Conceived to deliver translation in 18 Indian language pairs, Sampark is ready 
in its basic version for four among them - Punjabi to Hindi, Hindi to Punjabi,
Urdu to Hindi and Telugu to Tamil.

Within a year, translational capabilities in 14 other bi-directional language 
pairs too will be launched. These include Tamil-Hindi, Telugu-Hindi, Hindi-Urdu,
Kannada-Hindi, Punjabi-Hindi, Marathi-Hindi, Bengali-Hindi, Tamil-Telugu and 
Malayalam-Tamil, said Rajeev Sangal, Director of the International Institute
of Information Technology, Hyderabad, which was part of the consortium. The 
project was executed under the Technology Development for Indian Languages
(TDIL) Programme of the Department of Information Technology.

The programme is aimed at multiplying web content in Indian languages and 
improving Internet usage among these language speakers. In short, Sampark is a
web application that translates content available in one Indian language into 
another. It can offer better quality in translation if the input text conforms
to standard language, say the developers. To address the syntactic differences 
of grammar in various scripts, Computational Paninian Grammar is used as
the unifying logical framework, Professor Sangal said.
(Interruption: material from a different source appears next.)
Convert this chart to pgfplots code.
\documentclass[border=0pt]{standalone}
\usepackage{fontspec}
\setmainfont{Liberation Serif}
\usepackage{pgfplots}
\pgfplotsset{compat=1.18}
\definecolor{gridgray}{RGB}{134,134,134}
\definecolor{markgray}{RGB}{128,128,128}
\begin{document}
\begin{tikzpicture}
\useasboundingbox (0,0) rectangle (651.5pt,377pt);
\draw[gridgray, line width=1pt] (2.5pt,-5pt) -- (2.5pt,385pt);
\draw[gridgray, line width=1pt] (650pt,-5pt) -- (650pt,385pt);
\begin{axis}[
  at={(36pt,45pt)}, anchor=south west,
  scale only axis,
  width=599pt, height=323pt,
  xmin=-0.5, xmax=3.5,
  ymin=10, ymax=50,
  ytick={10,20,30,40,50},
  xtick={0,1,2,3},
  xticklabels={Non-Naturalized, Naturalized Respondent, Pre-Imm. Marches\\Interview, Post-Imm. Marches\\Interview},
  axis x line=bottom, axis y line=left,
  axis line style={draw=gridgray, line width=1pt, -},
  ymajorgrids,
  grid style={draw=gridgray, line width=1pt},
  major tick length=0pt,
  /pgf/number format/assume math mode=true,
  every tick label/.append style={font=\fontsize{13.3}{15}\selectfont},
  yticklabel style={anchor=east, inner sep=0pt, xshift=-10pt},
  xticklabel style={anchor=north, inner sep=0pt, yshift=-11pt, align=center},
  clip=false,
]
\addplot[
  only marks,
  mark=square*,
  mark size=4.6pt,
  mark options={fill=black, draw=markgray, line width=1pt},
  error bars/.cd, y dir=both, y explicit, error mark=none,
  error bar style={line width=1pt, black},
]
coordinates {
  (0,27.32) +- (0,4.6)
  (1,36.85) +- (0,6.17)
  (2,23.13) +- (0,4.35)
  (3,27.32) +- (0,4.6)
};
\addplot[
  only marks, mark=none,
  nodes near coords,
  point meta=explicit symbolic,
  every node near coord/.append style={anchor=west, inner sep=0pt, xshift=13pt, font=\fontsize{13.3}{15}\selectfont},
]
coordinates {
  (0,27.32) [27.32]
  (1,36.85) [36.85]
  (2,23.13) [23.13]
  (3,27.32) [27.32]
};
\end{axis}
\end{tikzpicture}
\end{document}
"To begin with, large chunks of data are taken, and each word is tagged with 
the respective part of speech to enable the machine to learn. Then, the machine
is fed with data to allow it to tag the words on its own. The work is then 
analysed to discover conflict areas and address them," Rahmat Yousufzai, the
IIIT-H professor who spearheaded the Urdu-Hindi team, said, explaining the 
'machine learning' process.

Understanding the meaning, performing a dictionary look-up and structure 
transfer will be the components of the machine translation towards generating 
the
target language output.

As soon as the text is fed, the in-built Morphological Analyser begins 
identifying the verb in each sentence, and the Parser uses Paninian grammar 
rules
to zero in on the kind of nouns it can support and arrive at the apt one. Long 
names such as those of institutions (e.g. University of Hyderabad), are
made out to be proper nouns through recognition of repeated collocations. All 
unidentified words are considered proper nouns and transliterated. However,
literature is a big no-no for translation on this system, as it cannot identify 
metaphors.

"We are at present focussing only on comprehensibility and not fluency. So, 
there may be errors of grammar at times. We hope to bring in future improvements
based on user feedback," Professor Sangal said.

AnglaMT System translates from English to Bengali, Malayalam, Punjabi and Urdu, 
while Anuvadaksh does it from English to Hindi, Bengali, Marathi, Oriya,
Urdu and Tamil. The other institutions involved in the development of Sampark 
include IIT-Bombay and Kharagpur, C-DAC, Noida and Pune, the University of
Hyderabad, Jadavpur University, Anna University-KBC Research Centre, Tamil 
University, IIIT-Allahabad, and IISc-Bangalore.

In all, 200 researchers worked on the project, which began in 2006. The three 
systems are available on www.tdil-dc.in.